:: Exercise inputs ::

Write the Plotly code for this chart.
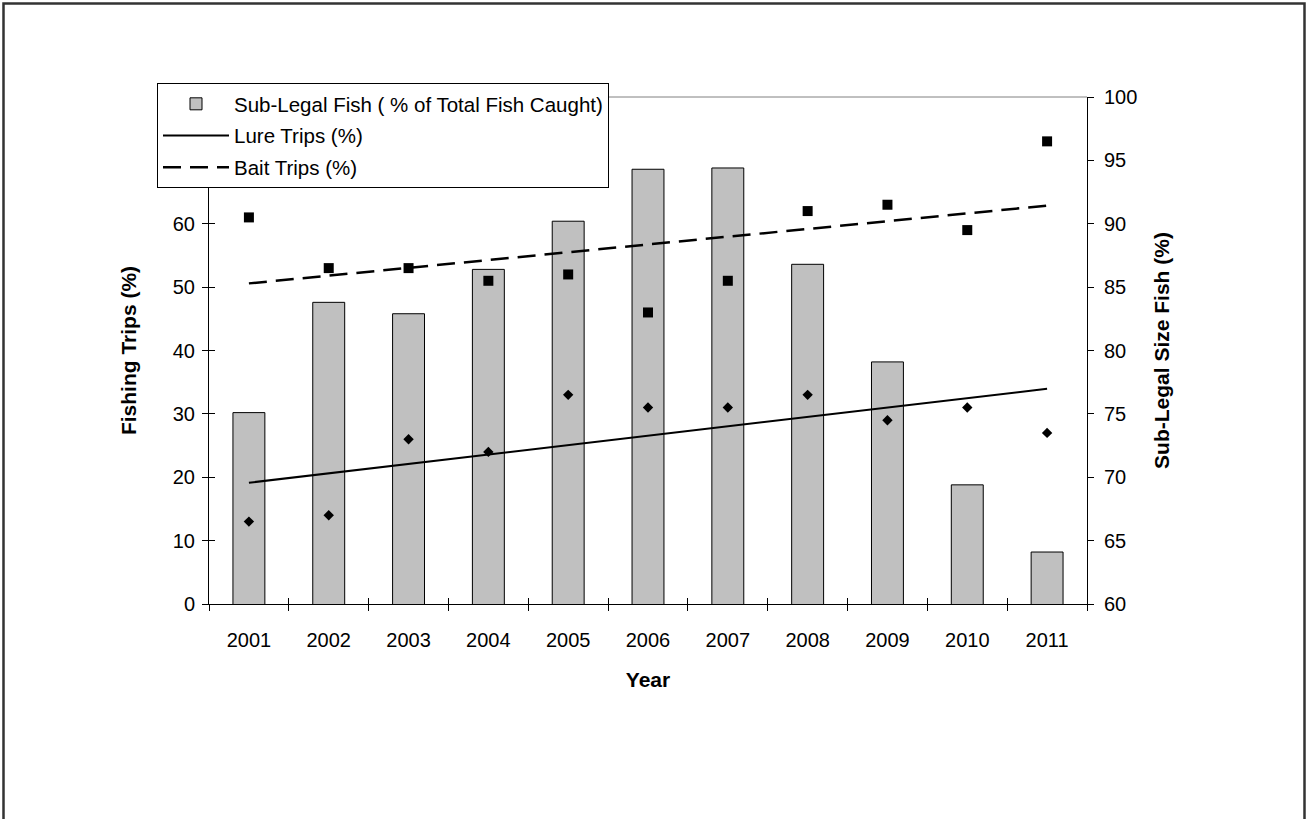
import numpy as np
import plotly.graph_objects as go

# ---- data -------------------------------------------------------------
years = [2001, 2002, 2003, 2004, 2005, 2006, 2007, 2008, 2009, 2010, 2011]
sub_legal_pct = [75.1, 83.8, 82.9, 86.4, 90.2, 94.3, 94.4, 86.8, 79.1, 69.4, 64.1]
lure_trips_pct = [13, 14, 26, 24, 33, 31, 31, 33, 29, 31, 27]
bait_trips_pct = [61, 53, 53, 51, 52, 46, 51, 62, 63, 59, 73]

# linear trendlines through each trip series
yr = np.array(years, dtype=float)
lure_trend = np.polyval(np.polyfit(yr, lure_trips_pct, 1), yr)
bait_trend = np.polyval(np.polyfit(yr, bait_trips_pct, 1), yr)

# category boundaries, where the x-axis tick marks sit
boundaries = [y - 0.5 for y in years] + [years[-1] + 0.5]

FONT = "Arial, Liberation Sans, sans-serif"
W, H = 1307, 819
ML, MR, MT, MB = 209, 220, 97, 215
PW, PH = W - ML - MR, H - MT - MB

fig = go.Figure()

fig.add_trace(go.Bar(
    x=years, y=sub_legal_pct, width=0.4,
    name="Sub-Legal Fish ( % of Total Fish Caught)",
    marker=dict(color="#C0C0C0", line=dict(color="black", width=1)),
    xaxis="x", yaxis="y", legendgroup="a",
))
fig.add_trace(go.Scatter(
    x=years, y=lure_trend, mode="lines", name="Lure Trips (%)",
    line=dict(color="black", width=2),
    xaxis="x", yaxis="y2", legendgroup="b",
))
fig.add_trace(go.Scatter(
    x=years, y=bait_trend, mode="lines", name="Bait Trips (%)",
    line=dict(color="black", width=2.5, dash="18px,9px"),
    xaxis="x", yaxis="y2", legendgroup="c",
))
fig.add_trace(go.Scatter(
    x=years, y=lure_trips_pct, mode="markers", showlegend=False,
    marker=dict(symbol="diamond", size=8, color="black", line=dict(width=0)),
    xaxis="x", yaxis="y2",
))
fig.add_trace(go.Scatter(
    x=years, y=bait_trips_pct, mode="markers", showlegend=False,
    marker=dict(symbol="square", size=10, color="black", line=dict(width=0)),
    xaxis="x", yaxis="y2",
))

# empty traces that register the tick-only overlay axes (crossing ticks)
for xa, ya in (("x2", "y"), ("x3", "y"), ("x", "y3")):
    fig.add_trace(go.Scatter(x=[], y=[], xaxis=xa, yaxis=ya,
                             showlegend=False, hoverinfo="skip"))

xrange = [years[0] - 0.5, years[-1] + 0.5]
tickfont = dict(family=FONT, size=20, color="black")
titlefont = dict(family=FONT, size=21, color="black", weight="bold")
tick_only = dict(showticklabels=False, showline=False, showgrid=False,
                 zeroline=False, ticklen=6, tickcolor="black", tickwidth=1)

fig.update_layout(
    width=W, height=H,
    margin=dict(l=ML, r=MR, t=MT, b=MB, pad=0),
    paper_bgcolor="white", plot_bgcolor="white",
    font=dict(family=FONT, size=20, color="black"),
    showlegend=True,
    legend=dict(
        x=(157 - ML) / PW, y=(604 - 83) / PH, xanchor="left", yanchor="top",
        bgcolor="white", bordercolor="black", borderwidth=1,
        font=dict(family=FONT, size=20.5, color="black"),
        traceorder="grouped", tracegroupgap=2, itemwidth=66,
        entrywidth=385, entrywidthmode="pixels",
    ),
    xaxis=dict(
        range=xrange, tickvals=years, ticktext=[str(y) for y in years],
        ticks="", showline=True, linecolor="black", linewidth=1,
        showgrid=False, zeroline=False, tickfont=tickfont,
        ticklabelstandoff=18, anchor="y",
        title=dict(text="Year", font=titlefont, standoff=22),
    ),
    xaxis2=dict(range=xrange, overlaying="x", anchor="y", side="bottom",
                tickvals=boundaries, ticks="outside", **tick_only),
    xaxis3=dict(range=xrange, overlaying="x", anchor="y", side="bottom",
                tickvals=boundaries, ticks="inside", **tick_only),
    yaxis=dict(
        range=[60, 100], dtick=5, side="right", anchor="x",
        ticks="outside", ticklen=6, tickcolor="black",
        showline=True, linecolor="black", linewidth=1,
        showgrid=False, zeroline=False, tickfont=tickfont,
        ticklabelstandoff=6,
        title=dict(text="Sub-Legal Size Fish (%)", font=titlefont, standoff=17),
    ),
    yaxis2=dict(
        range=[0, 80], dtick=10, side="left", overlaying="y", anchor="x",
        ticks="outside", ticklen=6, tickcolor="black",
        showline=True, linecolor="black", linewidth=1,
        showgrid=False, zeroline=False, tickfont=tickfont,
        ticklabelstandoff=3,
        title=dict(text="Fishing Trips (%)", font=titlefont, standoff=30),
    ),
    yaxis3=dict(range=[0, 80], dtick=10, side="left", overlaying="y",
                anchor="x", ticks="inside", **tick_only),
    shapes=[
        # thin grey top edge of the plot area
        dict(type="line", xref="x domain", yref="y domain",
             x0=0, x1=1, y0=1, y1=1, line=dict(color="#808080", width=1),
             layer="below"),
        # outer chart frame
        dict(type="rect", xref="paper", yref="paper",
             x0=(3.5 - ML) / PW, x1=(1304.5 - ML) / PW,
             y0=(604 - 830) / PH, y1=(604 - 3.5) / PH,
             line=dict(color="#333333", width=2.5), fillcolor="rgba(0,0,0,0)"),
    ],
)

fig.write_html("out.html")
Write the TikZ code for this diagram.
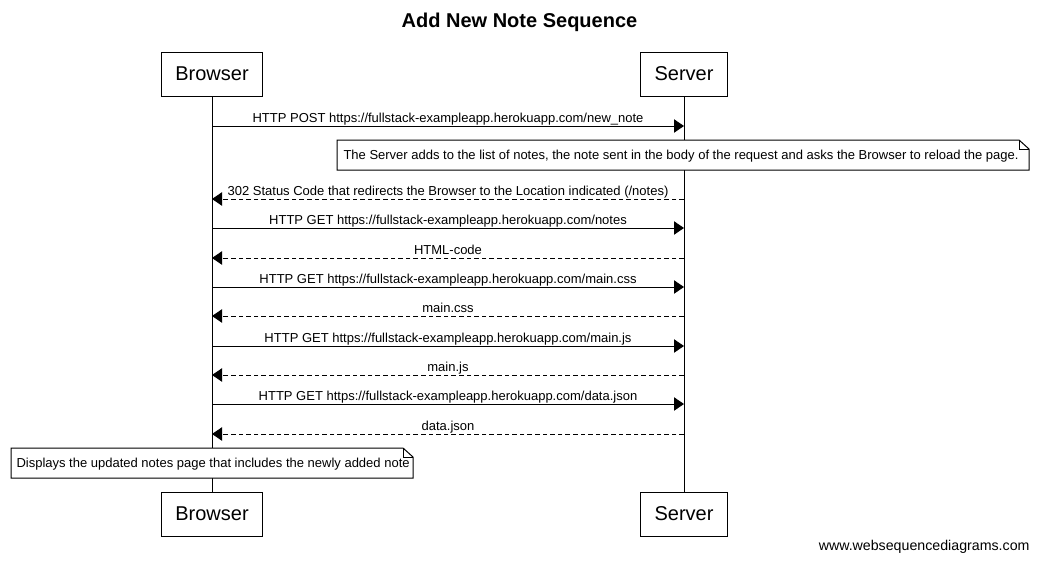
\documentclass[tikz,border=0pt]{standalone}
\usepackage{fontspec}
\setmainfont{Liberation Sans}
\usetikzlibrary{arrows.meta, calc}

\newcommand{\msgsize}{\fontsize{9.75}{11}\selectfont}
\newcommand{\notebox}[4]{%
	\filldraw[fill=white] (#1,#2) -- (#3-10,#2) -- (#3,#2+9) -- (#3,#4) -- (#1,#4) -- cycle;
	\draw (#3-10,#2) -- (#3-10,#2+9) -- (#3,#2+9);
}

\begin{document}
\begin{tikzpicture}[x=0.75pt, y=-0.75pt, line width=0.75pt,
		actor/.style={draw, fill=white, minimum height=33pt, inner xsep=10.5pt, font=\fontsize{15}{18}\selectfont},
		msg/.style={-{Triangle[length=7.5pt, width=10pt]}},
		reply/.style={msg, dash pattern=on 3.4pt off 2.3pt},
		msgtext/.style={anchor=base, inner sep=0pt, yshift=3pt, font=\msgsize}]
	\useasboundingbox (0,0) rectangle (1039,561);

	\node[font=\bfseries\fontsize{15}{18}\selectfont] (title) at (519.5,22.5) {Add New Note Sequence};

	\node[actor] (browserTop) at (212,74) {Browser};
	\node[actor] (serverTop) at (684,74) {Server};
	\node[actor] (browserBot) at (212,514) {Browser};
	\node[actor] (serverBot) at (684,514) {Server};

	\draw (browserTop) -- (browserBot);
	\draw (serverTop) -- (serverBot);

	\foreach \y/\txt [count=\i] in {
			126/{HTTP POST https://fullstack-exampleapp.herokuapp.com/new\_note},
			228/{HTTP GET https://fullstack-exampleapp.herokuapp.com/notes},
			287/{HTTP GET https://fullstack-exampleapp.herokuapp.com/main.css},
			346/{HTTP GET https://fullstack-exampleapp.herokuapp.com/main.js},
			404/{HTTP GET https://fullstack-exampleapp.herokuapp.com/data.json}} {
		\coordinate (req\i-from) at (212,\y);
		\coordinate (req\i-to) at (684,\y);
		\draw[msg] (req\i-from) -- (req\i-to) node[msgtext, midway] {\txt};
	}

	\foreach \y/\txt [count=\i] in {
			199/{302 Status Code that redirects the Browser to the Location indicated (/notes)},
			258/{HTML-code},
			316/{main.css},
			375/{main.js},
			434/{data.json}} {
		\coordinate (res\i-from) at (684,\y);
		\coordinate (res\i-to) at (212,\y);
		\draw[reply] (res\i-from) -- (res\i-to) node[msgtext, midway] {\txt};
	}

	\notebox{337}{140}{1029}{170}
	\node[anchor=west, inner sep=0pt, font=\msgsize] (serverNote) at (343,156.5) {The Server adds to the list of notes, the note sent in the body of the request and asks the Browser to reload the page.};

	\notebox{11}{448}{413}{478}
	\node[anchor=west, inner sep=0pt, font=\msgsize] (browserNote) at (16,464.5) {Displays the updated notes page that includes the newly added note};

	\node[anchor=east, inner sep=0pt, font=\fontsize{10.65}{12}\selectfont] (credit) at (1030,546.5) {www.websequencediagrams.com};
\end{tikzpicture}
\end{document}
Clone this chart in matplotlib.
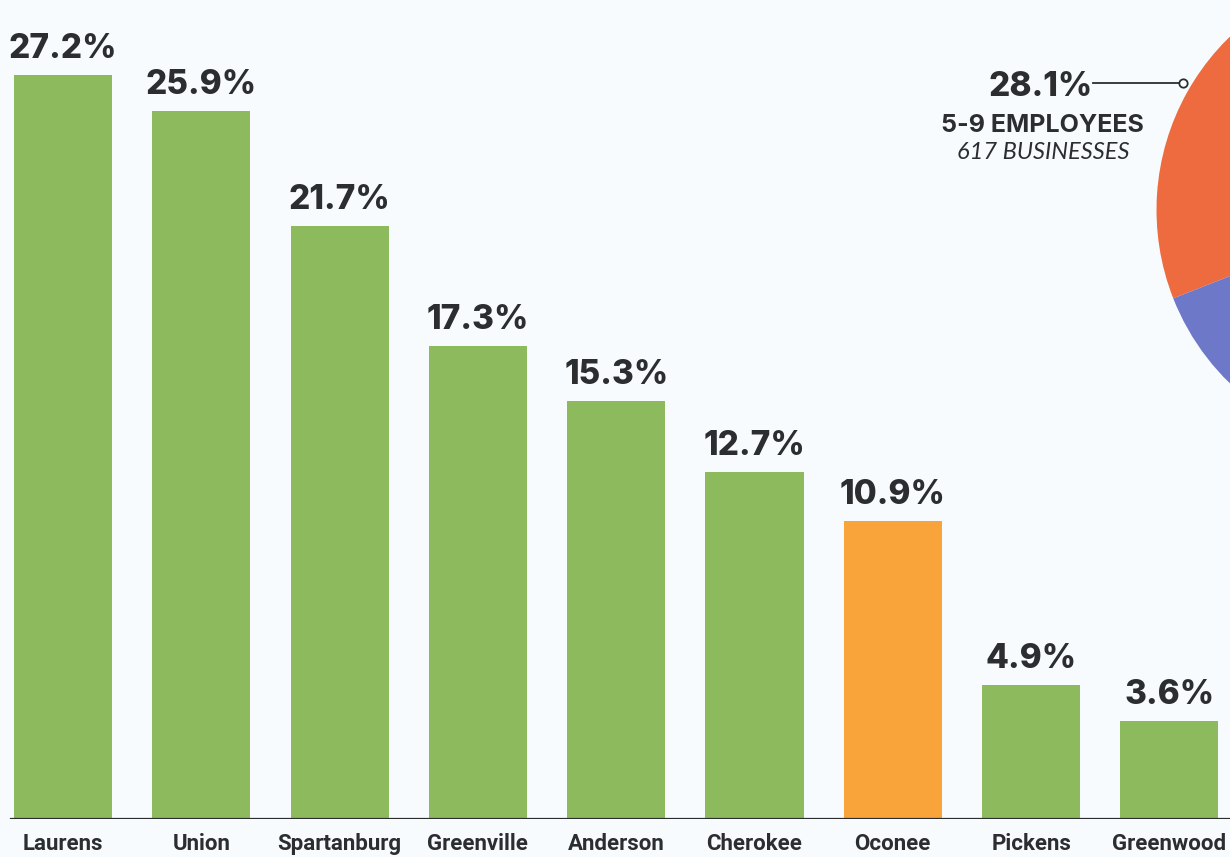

:::

=== Task requirements ===
Reproduce the records above from their first line to the line bearing "63, 59, 73]", both ends included, leaving every picture out.

=== Answer ===
Write the Plotly code for this chart.
import numpy as np
import plotly.graph_objects as go

# ---- data -------------------------------------------------------------
years = [2001, 2002, 2003, 2004, 2005, 2006, 2007, 2008, 2009, 2010, 2011]
sub_legal_pct = [75.1, 83.8, 82.9, 86.4, 90.2, 94.3, 94.4, 86.8, 79.1, 69.4, 64.1]
lure_trips_pct = [13, 14, 26, 24, 33, 31, 31, 33, 29, 31, 27]
bait_trips_pct = [61, 53, 53, 51, 52, 46, 51, 62, 63, 59, 73]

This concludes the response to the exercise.